## THE REQUEST
Repeat every record below exactly as written.

## PROVIDED DATA
————————

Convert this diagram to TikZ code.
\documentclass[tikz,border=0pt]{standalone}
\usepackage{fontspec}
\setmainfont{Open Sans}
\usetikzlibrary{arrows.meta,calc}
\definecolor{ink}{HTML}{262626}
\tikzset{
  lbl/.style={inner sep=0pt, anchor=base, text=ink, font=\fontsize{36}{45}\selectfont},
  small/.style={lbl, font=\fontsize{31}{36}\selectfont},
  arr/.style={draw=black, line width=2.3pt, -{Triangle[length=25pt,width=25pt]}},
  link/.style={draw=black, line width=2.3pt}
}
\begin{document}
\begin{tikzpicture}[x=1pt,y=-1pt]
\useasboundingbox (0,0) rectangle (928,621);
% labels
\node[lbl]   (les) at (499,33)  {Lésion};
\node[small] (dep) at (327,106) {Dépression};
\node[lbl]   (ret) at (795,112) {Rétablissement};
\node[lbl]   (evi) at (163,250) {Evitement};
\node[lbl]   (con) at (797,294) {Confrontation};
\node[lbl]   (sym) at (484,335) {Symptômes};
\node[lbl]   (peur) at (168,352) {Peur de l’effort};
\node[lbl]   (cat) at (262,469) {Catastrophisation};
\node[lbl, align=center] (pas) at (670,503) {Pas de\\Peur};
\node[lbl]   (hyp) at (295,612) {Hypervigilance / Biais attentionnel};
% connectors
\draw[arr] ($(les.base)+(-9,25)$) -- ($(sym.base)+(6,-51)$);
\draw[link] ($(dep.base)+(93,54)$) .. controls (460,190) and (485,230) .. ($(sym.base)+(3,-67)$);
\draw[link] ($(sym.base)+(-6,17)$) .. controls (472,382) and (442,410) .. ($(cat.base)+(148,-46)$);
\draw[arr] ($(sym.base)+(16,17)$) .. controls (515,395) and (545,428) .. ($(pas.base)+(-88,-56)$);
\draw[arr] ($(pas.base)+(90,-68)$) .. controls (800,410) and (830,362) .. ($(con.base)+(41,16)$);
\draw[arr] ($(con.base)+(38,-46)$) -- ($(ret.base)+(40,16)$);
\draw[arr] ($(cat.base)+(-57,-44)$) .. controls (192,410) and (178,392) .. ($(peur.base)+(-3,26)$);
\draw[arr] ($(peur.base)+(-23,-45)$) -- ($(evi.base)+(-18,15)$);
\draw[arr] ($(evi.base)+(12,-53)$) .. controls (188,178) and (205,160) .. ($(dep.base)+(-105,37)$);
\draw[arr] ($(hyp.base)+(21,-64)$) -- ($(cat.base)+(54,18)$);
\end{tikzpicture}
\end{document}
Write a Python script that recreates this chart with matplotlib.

————————

## WRITTEN ANSWER
Convert this diagram to TikZ code.
\documentclass[tikz,border=0pt]{standalone}
\usepackage{fontspec}
\setmainfont{Open Sans}
\usetikzlibrary{arrows.meta,calc}
\definecolor{ink}{HTML}{262626}
\tikzset{
  lbl/.style={inner sep=0pt, anchor=base, text=ink, font=\fontsize{36}{45}\selectfont},
  small/.style={lbl, font=\fontsize{31}{36}\selectfont},
  arr/.style={draw=black, line width=2.3pt, -{Triangle[length=25pt,width=25pt]}},
  link/.style={draw=black, line width=2.3pt}
}
\begin{document}
\begin{tikzpicture}[x=1pt,y=-1pt]
\useasboundingbox (0,0) rectangle (928,621);
% labels
\node[lbl]   (les) at (499,33)  {Lésion};
\node[small] (dep) at (327,106) {Dépression};
\node[lbl]   (ret) at (795,112) {Rétablissement};
\node[lbl]   (evi) at (163,250) {Evitement};
\node[lbl]   (con) at (797,294) {Confrontation};
\node[lbl]   (sym) at (484,335) {Symptômes};
\node[lbl]   (peur) at (168,352) {Peur de l’effort};
\node[lbl]   (cat) at (262,469) {Catastrophisation};
\node[lbl, align=center] (pas) at (670,503) {Pas de\\Peur};
\node[lbl]   (hyp) at (295,612) {Hypervigilance / Biais attentionnel};
% connectors
\draw[arr] ($(les.base)+(-9,25)$) -- ($(sym.base)+(6,-51)$);
\draw[link] ($(dep.base)+(93,54)$) .. controls (460,190) and (485,230) .. ($(sym.base)+(3,-67)$);
\draw[link] ($(sym.base)+(-6,17)$) .. controls (472,382) and (442,410) .. ($(cat.base)+(148,-46)$);
\draw[arr] ($(sym.base)+(16,17)$) .. controls (515,395) and (545,428) .. ($(pas.base)+(-88,-56)$);
\draw[arr] ($(pas.base)+(90,-68)$) .. controls (800,410) and (830,362) .. ($(con.base)+(41,16)$);
\draw[arr] ($(con.base)+(38,-46)$) -- ($(ret.base)+(40,16)$);
\draw[arr] ($(cat.base)+(-57,-44)$) .. controls (192,410) and (178,392) .. ($(peur.base)+(-3,26)$);
\draw[arr] ($(peur.base)+(-23,-45)$) -- ($(evi.base)+(-18,15)$);
\draw[arr] ($(evi.base)+(12,-53)$) .. controls (188,178) and (205,160) .. ($(dep.base)+(-105,37)$);
\draw[arr] ($(hyp.base)+(21,-64)$) -- ($(cat.base)+(54,18)$);
\end{tikzpicture}
\end{document}
Write a Python script that recreates this chart with matplotlib.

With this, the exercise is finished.